(Data shown)
--------------------------------
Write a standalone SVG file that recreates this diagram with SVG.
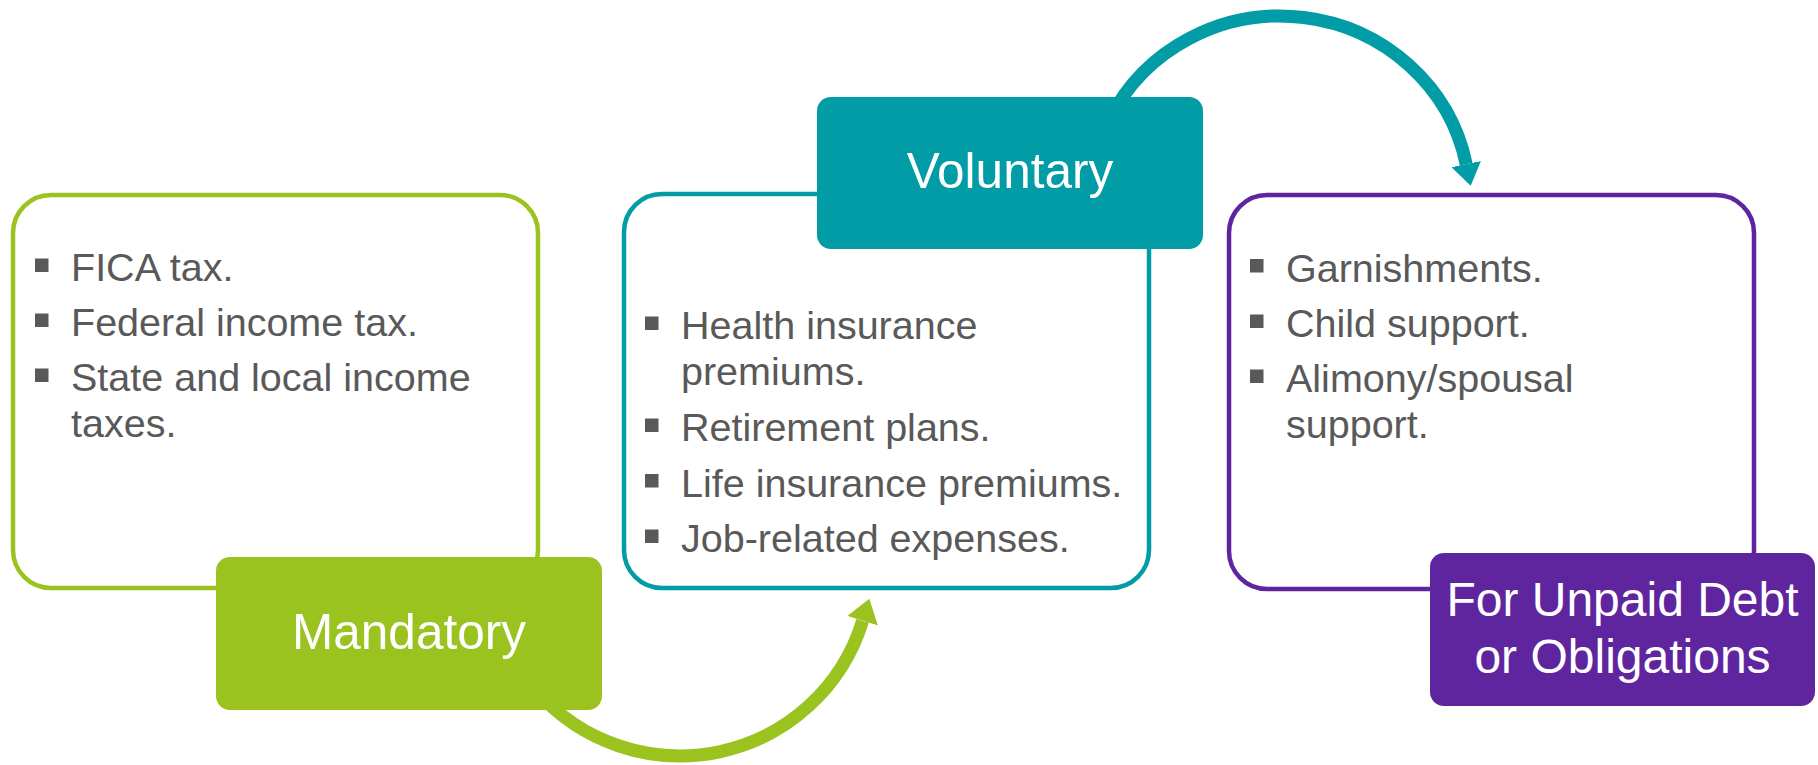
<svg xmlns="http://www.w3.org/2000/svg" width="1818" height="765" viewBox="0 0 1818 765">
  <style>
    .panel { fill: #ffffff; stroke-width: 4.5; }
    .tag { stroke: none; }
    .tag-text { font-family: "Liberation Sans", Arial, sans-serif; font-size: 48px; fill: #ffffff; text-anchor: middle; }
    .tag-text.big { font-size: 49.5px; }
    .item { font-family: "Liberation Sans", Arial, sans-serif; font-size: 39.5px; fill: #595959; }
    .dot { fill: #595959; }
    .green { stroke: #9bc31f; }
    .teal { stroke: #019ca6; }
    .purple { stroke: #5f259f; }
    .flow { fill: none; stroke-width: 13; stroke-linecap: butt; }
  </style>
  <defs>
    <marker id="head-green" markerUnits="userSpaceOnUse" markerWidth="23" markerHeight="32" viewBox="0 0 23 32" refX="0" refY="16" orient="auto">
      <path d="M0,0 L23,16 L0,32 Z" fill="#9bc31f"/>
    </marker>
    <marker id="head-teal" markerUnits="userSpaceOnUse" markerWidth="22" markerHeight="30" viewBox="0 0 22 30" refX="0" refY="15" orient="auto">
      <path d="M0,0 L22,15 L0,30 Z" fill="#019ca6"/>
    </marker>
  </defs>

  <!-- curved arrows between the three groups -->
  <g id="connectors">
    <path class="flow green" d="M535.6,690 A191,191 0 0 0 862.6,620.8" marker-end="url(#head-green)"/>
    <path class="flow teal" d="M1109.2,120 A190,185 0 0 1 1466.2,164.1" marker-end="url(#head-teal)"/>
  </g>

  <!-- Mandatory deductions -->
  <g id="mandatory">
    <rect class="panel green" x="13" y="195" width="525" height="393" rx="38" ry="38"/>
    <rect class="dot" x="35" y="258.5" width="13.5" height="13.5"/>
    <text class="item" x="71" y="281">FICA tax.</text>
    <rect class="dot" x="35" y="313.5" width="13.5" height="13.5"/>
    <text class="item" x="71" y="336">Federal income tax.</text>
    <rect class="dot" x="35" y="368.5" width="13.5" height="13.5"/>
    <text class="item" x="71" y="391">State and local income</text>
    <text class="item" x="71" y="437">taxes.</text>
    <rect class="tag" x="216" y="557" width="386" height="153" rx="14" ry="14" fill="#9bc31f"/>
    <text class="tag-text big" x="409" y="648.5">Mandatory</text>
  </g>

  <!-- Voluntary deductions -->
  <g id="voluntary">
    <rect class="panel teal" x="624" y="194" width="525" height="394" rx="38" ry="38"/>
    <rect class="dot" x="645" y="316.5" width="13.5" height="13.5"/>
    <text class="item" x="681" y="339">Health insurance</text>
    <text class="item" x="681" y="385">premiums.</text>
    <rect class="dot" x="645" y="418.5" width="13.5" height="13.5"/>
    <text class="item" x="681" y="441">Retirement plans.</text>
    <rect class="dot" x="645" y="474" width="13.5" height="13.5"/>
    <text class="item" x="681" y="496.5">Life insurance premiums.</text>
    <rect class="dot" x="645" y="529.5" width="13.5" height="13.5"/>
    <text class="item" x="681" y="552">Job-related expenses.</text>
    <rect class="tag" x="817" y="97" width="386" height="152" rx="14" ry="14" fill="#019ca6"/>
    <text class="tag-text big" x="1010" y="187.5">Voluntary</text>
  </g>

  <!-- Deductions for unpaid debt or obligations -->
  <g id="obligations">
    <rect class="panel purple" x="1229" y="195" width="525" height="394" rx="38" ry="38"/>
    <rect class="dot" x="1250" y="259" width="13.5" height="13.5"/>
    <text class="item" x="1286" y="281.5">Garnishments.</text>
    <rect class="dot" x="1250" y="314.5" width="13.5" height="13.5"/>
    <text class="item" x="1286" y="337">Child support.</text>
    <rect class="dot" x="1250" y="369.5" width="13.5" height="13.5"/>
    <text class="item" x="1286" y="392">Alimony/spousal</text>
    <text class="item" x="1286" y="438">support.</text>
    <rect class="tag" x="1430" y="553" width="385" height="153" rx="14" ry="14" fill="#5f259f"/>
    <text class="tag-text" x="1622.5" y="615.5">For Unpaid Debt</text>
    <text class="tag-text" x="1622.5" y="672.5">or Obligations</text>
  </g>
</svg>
--------------------------------
(Directions for this task) Reproduce the material word for word, minus the images.

(Final result)
Write a standalone SVG file that recreates this diagram with SVG.
<svg xmlns="http://www.w3.org/2000/svg" width="1818" height="765" viewBox="0 0 1818 765">
  <style>
    .panel { fill: #ffffff; stroke-width: 4.5; }
    .tag { stroke: none; }
    .tag-text { font-family: "Liberation Sans", Arial, sans-serif; font-size: 48px; fill: #ffffff; text-anchor: middle; }
    .tag-text.big { font-size: 49.5px; }
    .item { font-family: "Liberation Sans", Arial, sans-serif; font-size: 39.5px; fill: #595959; }
    .dot { fill: #595959; }
    .green { stroke: #9bc31f; }
    .teal { stroke: #019ca6; }
    .purple { stroke: #5f259f; }
    .flow { fill: none; stroke-width: 13; stroke-linecap: butt; }
  </style>
  <defs>
    <marker id="head-green" markerUnits="userSpaceOnUse" markerWidth="23" markerHeight="32" viewBox="0 0 23 32" refX="0" refY="16" orient="auto">
      <path d="M0,0 L23,16 L0,32 Z" fill="#9bc31f"/>
    </marker>
    <marker id="head-teal" markerUnits="userSpaceOnUse" markerWidth="22" markerHeight="30" viewBox="0 0 22 30" refX="0" refY="15" orient="auto">
      <path d="M0,0 L22,15 L0,30 Z" fill="#019ca6"/>
    </marker>
  </defs>

  <!-- curved arrows between the three groups -->
  <g id="connectors">
    <path class="flow green" d="M535.6,690 A191,191 0 0 0 862.6,620.8" marker-end="url(#head-green)"/>
    <path class="flow teal" d="M1109.2,120 A190,185 0 0 1 1466.2,164.1" marker-end="url(#head-teal)"/>
  </g>

  <!-- Mandatory deductions -->
  <g id="mandatory">
    <rect class="panel green" x="13" y="195" width="525" height="393" rx="38" ry="38"/>
    <rect class="dot" x="35" y="258.5" width="13.5" height="13.5"/>
    <text class="item" x="71" y="281">FICA tax.</text>
    <rect class="dot" x="35" y="313.5" width="13.5" height="13.5"/>
    <text class="item" x="71" y="336">Federal income tax.</text>
    <rect class="dot" x="35" y="368.5" width="13.5" height="13.5"/>
    <text class="item" x="71" y="391">State and local income</text>
    <text class="item" x="71" y="437">taxes.</text>
    <rect class="tag" x="216" y="557" width="386" height="153" rx="14" ry="14" fill="#9bc31f"/>
    <text class="tag-text big" x="409" y="648.5">Mandatory</text>
  </g>

  <!-- Voluntary deductions -->
  <g id="voluntary">
    <rect class="panel teal" x="624" y="194" width="525" height="394" rx="38" ry="38"/>
    <rect class="dot" x="645" y="316.5" width="13.5" height="13.5"/>
    <text class="item" x="681" y="339">Health insurance</text>
    <text class="item" x="681" y="385">premiums.</text>
    <rect class="dot" x="645" y="418.5" width="13.5" height="13.5"/>
    <text class="item" x="681" y="441">Retirement plans.</text>
    <rect class="dot" x="645" y="474" width="13.5" height="13.5"/>
    <text class="item" x="681" y="496.5">Life insurance premiums.</text>
    <rect class="dot" x="645" y="529.5" width="13.5" height="13.5"/>
    <text class="item" x="681" y="552">Job-related expenses.</text>
    <rect class="tag" x="817" y="97" width="386" height="152" rx="14" ry="14" fill="#019ca6"/>
    <text class="tag-text big" x="1010" y="187.5">Voluntary</text>
  </g>

  <!-- Deductions for unpaid debt or obligations -->
  <g id="obligations">
    <rect class="panel purple" x="1229" y="195" width="525" height="394" rx="38" ry="38"/>
    <rect class="dot" x="1250" y="259" width="13.5" height="13.5"/>
    <text class="item" x="1286" y="281.5">Garnishments.</text>
    <rect class="dot" x="1250" y="314.5" width="13.5" height="13.5"/>
    <text class="item" x="1286" y="337">Child support.</text>
    <rect class="dot" x="1250" y="369.5" width="13.5" height="13.5"/>
    <text class="item" x="1286" y="392">Alimony/spousal</text>
    <text class="item" x="1286" y="438">support.</text>
    <rect class="tag" x="1430" y="553" width="385" height="153" rx="14" ry="14" fill="#5f259f"/>
    <text class="tag-text" x="1622.5" y="615.5">For Unpaid Debt</text>
    <text class="tag-text" x="1622.5" y="672.5">or Obligations</text>
  </g>
</svg>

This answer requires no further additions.